The save percentage numbers are interesting - exactly the same in New Jersey as everywhere else. Is there an explanation for this? Does this invalidate the shot quality measurements that claim New Jersey had the league's best defence? No, it does not, because this is a simple sum total of all the backups' stats, and again the stats are skewed. Chris Terreri makes up about half of the New Jersey minutes but less than 10% of the non-New Jersey minutes, while John Vanbiesbrouck only had 540 minutes in New Jersey compared to over 27,000 minutes on other teams.

To deal with this issue, I weighted the goalie stats based on New Jersey minutes played, and here are the results:

.419 win %, 3.08 GAA, .891 save %, 28.4 shots/gm

These numbers are well below average. It could be that Brodeur's backups played on worse teams than normal - that is somewhat indicated by the low winning percentage. Even so, it is probable that the weighted results are closer to reality than the simple sum totals, for the reasons described above. The shot effect isn't as large, but the shot quality effect certainly shows up.
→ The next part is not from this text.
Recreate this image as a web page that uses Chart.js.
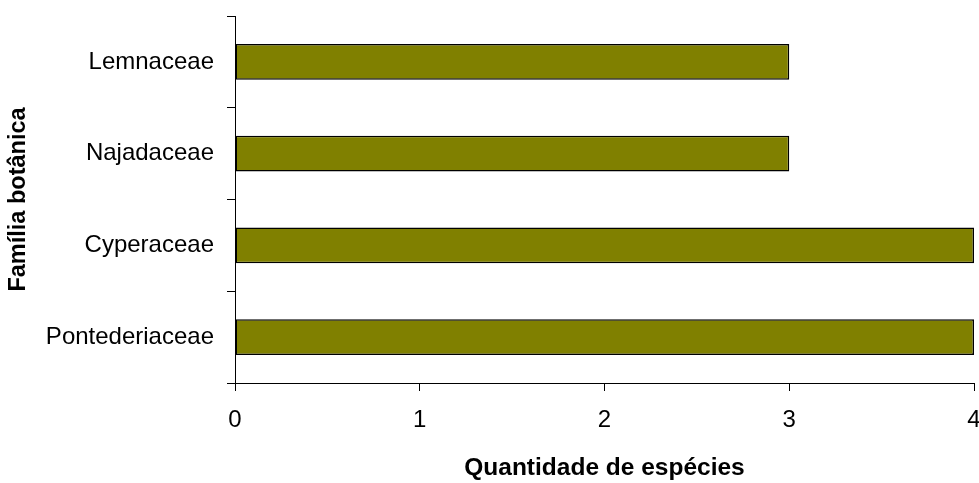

So, looking at these backup stats, can we make any conclusions about Brodeur? There could be other factors at play here, but the data appear to show a clear New Jersey shot prevention effect, with the goalies facing 2-3 fewer shots per game playing in New Jersey compared to everywhere else. They also stopped a higher percentage of shots, and won games at a much higher rate. The difference in shots against per game between Brodeur and his teammates was less than 1 shot per game in total, and almost identical when comparing the seasonal averages. That doesn't appear to provide any evidence for the theory that Brodeur can decrease shots against, but we don't know the typical difference in shots between a starter and his backups. The numbers given could be still be evidence of a slight effect if backups generally give up fewer shots than the starter, which may be a reasonable assumption based on a weaker strength of opposition and the team playing tighter defensively with a weaker goalie in the net. So for now, the results are still somewhat inconclusive, and further study is required to help identify and measure any goaltender shot prevention effects.


Anonymous said...

Where's Bruce? haha

Bruce said...

I'm right here. I read this post with interest, but I couldn't think of anything to add to it. When you start fooling around with weighted averages on guys like John Vanbiesbrouck, who played the last 9 of his 882 games crazyglued to the Devils bench in the manner of all Brodeur's other backups, or Scott Clemmensen, who played 3 games with the horrible Leafs and posted an .839 Sv% which looks bad compared to those he compiled over four seasons with the Devils, I'm not sure it tells us very much, but I commend the attempt.

I agree with CG's conclusion:

the results are still somewhat inconclusive, and further study is required to help identify and measure any goaltender shot prevention effects.